To me, this book was a bit uneven. It was at its strongest when it was at its most specific, e.g. Albemarle made a deal with the Chilean government at ABC date that requires DEF conditions for lithium brine extraction. I also liked the final chapter, which covered how, if we theorise reducing car dependency, maximising lithium recycling, and reducing the size of EV batteries, we can see a path to zero emissions that doesn't require as much lithium as some people would have you think (and therefore not as many new mines as you might expect, take note, politicians!). A lot of other climate modelling assumes that an energy transition means replacing petrol powered vehicles with electric ones. I really liked that the references provided mean that you can find the source materials, including that full report and new modelling https://climateandcommunity.org/wp-co...
Highly relevant deep-dive into an inherently conflictuous sustainability issue, that I‘m still unsure what to think about. Many years of research woven into a story about mining and its consequences in different places, leading deeper and deeper into the structural inequalities of global capitalist production networks. Had some difficulties following the details of Chilean politics and economy but loved the lively picture of the Atacama salt flat and its ecology that I’ve been missing in academic works on the issue. Also, the impressive amount of detail in the acknowledgement section communicates very clearly the thoroughness that Riofrancos puts in her work.

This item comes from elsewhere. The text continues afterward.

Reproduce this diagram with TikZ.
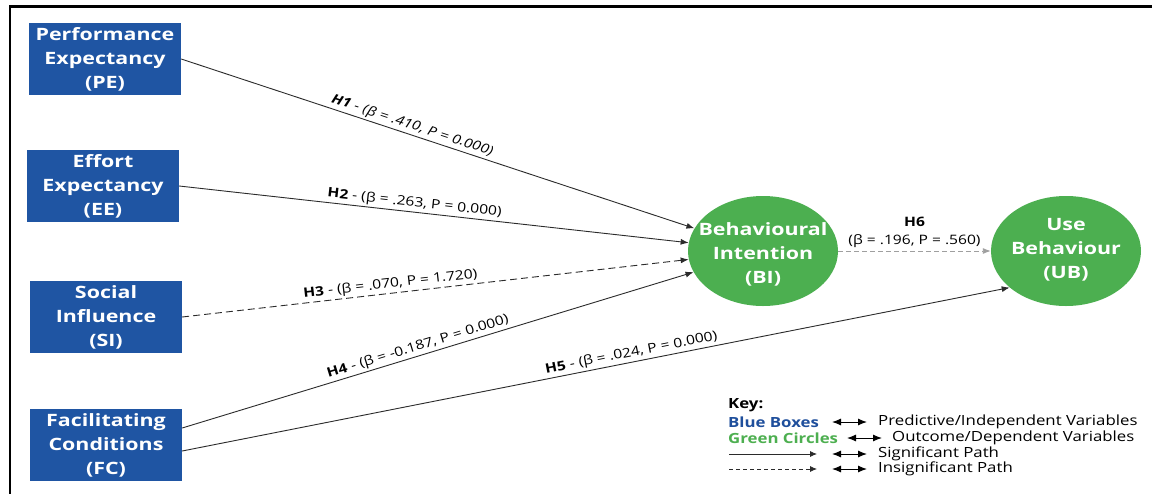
\documentclass[tikz,border=0pt]{standalone}
\usepackage{fontspec}
\setmainfont[FakeStretch=1.2]{Open Sans}
\newfontfamily\boxfont[FakeStretch=1.26]{Open Sans}
\usetikzlibrary{arrows.meta,shapes.geometric}
\definecolor{boxblue}{HTML}{1F55A3}
\definecolor{keyblue}{HTML}{1F4F9C}
\definecolor{circgreen}{HTML}{4CAF50}
\definecolor{keygreen}{HTML}{4DAF50}
\definecolor{linegray}{HTML}{2B2B2B}
\begin{document}
\begin{tikzpicture}[x=1pt,y=-1pt,
  varbox/.style={rectangle, fill=boxblue, minimum width=152pt, minimum height=72pt, inner sep=0pt, text=white, align=center, font=\boxfont\fontsize{17}{24}\selectfont\bfseries},
  outc/.style={ellipse, fill=circgreen, minimum width=150pt, minimum height=110pt, inner sep=0pt},
  outctext/.style={text=white, align=center, font=\boxfont\fontsize{17}{24}\selectfont\bfseries, inner sep=0pt},
  sig/.style={draw=linegray, line width=0.9pt, -{Latex[length=8pt,width=6pt]}},
  insig/.style={sig, dash pattern=on 7pt off 4pt},
  insiglight/.style={draw=gray!75, line width=0.9pt, dash pattern=on 5pt off 3pt, -{Latex[length=8pt,width=6pt]}},
  lab/.style={sloped, above, inner sep=2pt, font=\fontsize{13}{16}\selectfont, text=black},
  keyt/.style={anchor=west, inner sep=0pt, font=\fontsize{14}{16}\selectfont},
  dbl/.style={draw=black, line width=1pt, {Latex[length=9pt,width=7pt]}-{Latex[length=9pt,width=7pt]}},
  samp/.style={draw=linegray, line width=0.8pt, -{Latex[length=7pt,width=6pt]}},
]
\useasboundingbox (0,0) rectangle (1152,493);
\fill[white] (0,0) rectangle (1152,493);
\draw[line width=2.4pt, line cap=rect] (10,493) -- (10,6.5) -- (1152,6.5);

% predictor boxes
\node[varbox] (PE) at (105,59)  {Performance\\Expectancy\\(PE)};
\node[varbox] (EE) at (103,186) {Effort\\Expectancy\\(EE)};
\node[varbox] (SI) at (106,317) {Social\\Influence\\(SI)};
\node[varbox] (FC) at (106,445) {Facilitating\\Conditions\\(FC)};

% outcome ellipses
\node[outc] (BI) at (763,251) {};
\node[outctext] (BIt) at (763,254) {Behavioural\\Intention\\(BI)};
\node[outc] (UB) at (1066,251) {};
\node[outctext] (UBt) at (1066,250) {Use\\Behaviour\\(UB)};

% paths
\draw[sig] (PE.east) -- node[lab, pos=0.445] {\itshape\textbf{H1} - (β = .410, P = 0.000)} (BI);
\draw[sig] (EE.east) -- node[lab, pos=0.46] {\textbf{H2} - (β = .263, P = 0.000)} (BI);
\draw[insig] (SI.east) -- node[lab, pos=0.413] {\textbf{H3} - (β = .070, P = 1.720)} (BI);
\draw[sig] ([yshift=17pt]FC.east) -- node[lab, pos=0.466] {\textbf{H4} - (β = -0.187, P = 0.000)} (BI);
\draw[sig] ([yshift=-6pt]FC.east) -- node[lab, pos=0.545] {\textbf{H5} - (β = .024, P = 0.000)} (UB.213);
\draw[insiglight] (BI.east) -- node[above, align=center, inner sep=3pt, font=\fontsize{13}{18}\selectfont] {\textbf{H6}\\(β = .196, P = .560)} (UB.west);

% key
\node[keyt, font=\fontsize{14}{16}\selectfont\bfseries] (key) at (728,405) {Key:};
\node[keyt, font=\fontsize{14}{16}\selectfont\bfseries, text=keyblue] (kb) at (728,422) {Blue Boxes};
\node[keyt, font=\fontsize{14}{16}\selectfont\bfseries, text=keygreen] (kg) at (728,438) {Green Circles};
\node[keyt] (kt1) at (878,422) {Predictive/Independent Variables};
\node[keyt] (kt2) at (892,438) {Outcome/Dependent Variables};
\node[keyt] (kt3) at (878,454) {Significant Path};
\node[keyt] (kt4) at (878,469) {Insignificant Path};

\coordinate (a1l) at (832,422); \coordinate (a1r) at (867,422);
\coordinate (a2l) at (847,438); \coordinate (a2r) at (882,438);
\coordinate (a3l) at (832,454); \coordinate (a3r) at (867,454);
\coordinate (a4l) at (832,469); \coordinate (a4r) at (867,469);
\draw[dbl] (a1l) -- (a1r);
\draw[dbl] (a2l) -- (a2r);
\draw[dbl] (a3l) -- (a3r);
\draw[dbl] (a4l) -- (a4r);

\coordinate (s3l) at (729,454); \coordinate (s3r) at (817,454);
\coordinate (s4l) at (729,469); \coordinate (s4r) at (817,469);
\draw[samp] (s3l) -- (s3r);
\draw[samp, dash pattern=on 4pt off 3pt] (s4l) -- (s4r);
\end{tikzpicture}
\end{document}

A really interesting read about lithium mining (something that I really knew nothing about), and all the complexities of ‘green’ energy, extraction, the implications and interplay for local communities, the consumer, governments, carbon emissions, the natural world, the future etc etc.
I want to be hopeful, but I do wish the last part of the book was more built out - where Riofrancos talks about the future and what a better future might look like. There was also a focus on Chile (which is fine), but the reality is this is a global problem and by not going into as much detail on other players (such as China, which I acknowledge could be a while book in itself) it’s not a full picture.
I was really excited to read this book, especially after listening to Riofrancos’ Dig interview. But the book honestly fell short of expectations. It does a good job of presenting the dilemma of extraction—the simultaneous need to mine more lithium and the toll that mining take on the environment and local communities—but it doesn’t really say much about how we should navigate this dilemma. Only in the last few pages does the book discuss how redesigning our cities to be more dense would reduce our need for lithium: a discussion that felt rushed.
A great read about the realities of the transition to "green" energy. It's complicated. But also, this book. calls for focusing our choices in an ethical way that protects everyone, not just the Global North.